'''

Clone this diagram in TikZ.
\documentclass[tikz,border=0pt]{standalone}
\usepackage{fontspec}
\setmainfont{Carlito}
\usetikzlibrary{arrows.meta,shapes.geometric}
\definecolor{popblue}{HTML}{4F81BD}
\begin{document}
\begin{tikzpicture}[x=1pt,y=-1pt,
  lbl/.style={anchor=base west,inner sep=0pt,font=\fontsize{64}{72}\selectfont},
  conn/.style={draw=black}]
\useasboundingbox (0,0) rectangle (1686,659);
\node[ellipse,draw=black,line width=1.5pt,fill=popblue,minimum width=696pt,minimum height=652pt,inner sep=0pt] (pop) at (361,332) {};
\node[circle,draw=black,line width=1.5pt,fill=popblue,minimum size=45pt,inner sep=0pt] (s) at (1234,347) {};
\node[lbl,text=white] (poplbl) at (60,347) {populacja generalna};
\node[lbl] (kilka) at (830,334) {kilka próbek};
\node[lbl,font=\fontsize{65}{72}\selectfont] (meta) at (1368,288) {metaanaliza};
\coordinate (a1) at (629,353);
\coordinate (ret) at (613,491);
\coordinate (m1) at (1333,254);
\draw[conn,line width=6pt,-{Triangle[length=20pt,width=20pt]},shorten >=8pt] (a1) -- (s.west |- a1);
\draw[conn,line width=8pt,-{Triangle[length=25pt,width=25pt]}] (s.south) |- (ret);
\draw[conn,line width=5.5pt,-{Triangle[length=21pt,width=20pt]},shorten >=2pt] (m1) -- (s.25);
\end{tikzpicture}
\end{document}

'''

— Given exercise —
Write out the listing once more, matching it exactly.

— Response to this task —
Clone this diagram in TikZ.
\documentclass[tikz,border=0pt]{standalone}
\usepackage{fontspec}
\setmainfont{Carlito}
\usetikzlibrary{arrows.meta,shapes.geometric}
\definecolor{popblue}{HTML}{4F81BD}
\begin{document}
\begin{tikzpicture}[x=1pt,y=-1pt,
  lbl/.style={anchor=base west,inner sep=0pt,font=\fontsize{64}{72}\selectfont},
  conn/.style={draw=black}]
\useasboundingbox (0,0) rectangle (1686,659);
\node[ellipse,draw=black,line width=1.5pt,fill=popblue,minimum width=696pt,minimum height=652pt,inner sep=0pt] (pop) at (361,332) {};
\node[circle,draw=black,line width=1.5pt,fill=popblue,minimum size=45pt,inner sep=0pt] (s) at (1234,347) {};
\node[lbl,text=white] (poplbl) at (60,347) {populacja generalna};
\node[lbl] (kilka) at (830,334) {kilka próbek};
\node[lbl,font=\fontsize{65}{72}\selectfont] (meta) at (1368,288) {metaanaliza};
\coordinate (a1) at (629,353);
\coordinate (ret) at (613,491);
\coordinate (m1) at (1333,254);
\draw[conn,line width=6pt,-{Triangle[length=20pt,width=20pt]},shorten >=8pt] (a1) -- (s.west |- a1);
\draw[conn,line width=8pt,-{Triangle[length=25pt,width=25pt]}] (s.south) |- (ret);
\draw[conn,line width=5.5pt,-{Triangle[length=21pt,width=20pt]},shorten >=2pt] (m1) -- (s.25);
\end{tikzpicture}
\end{document}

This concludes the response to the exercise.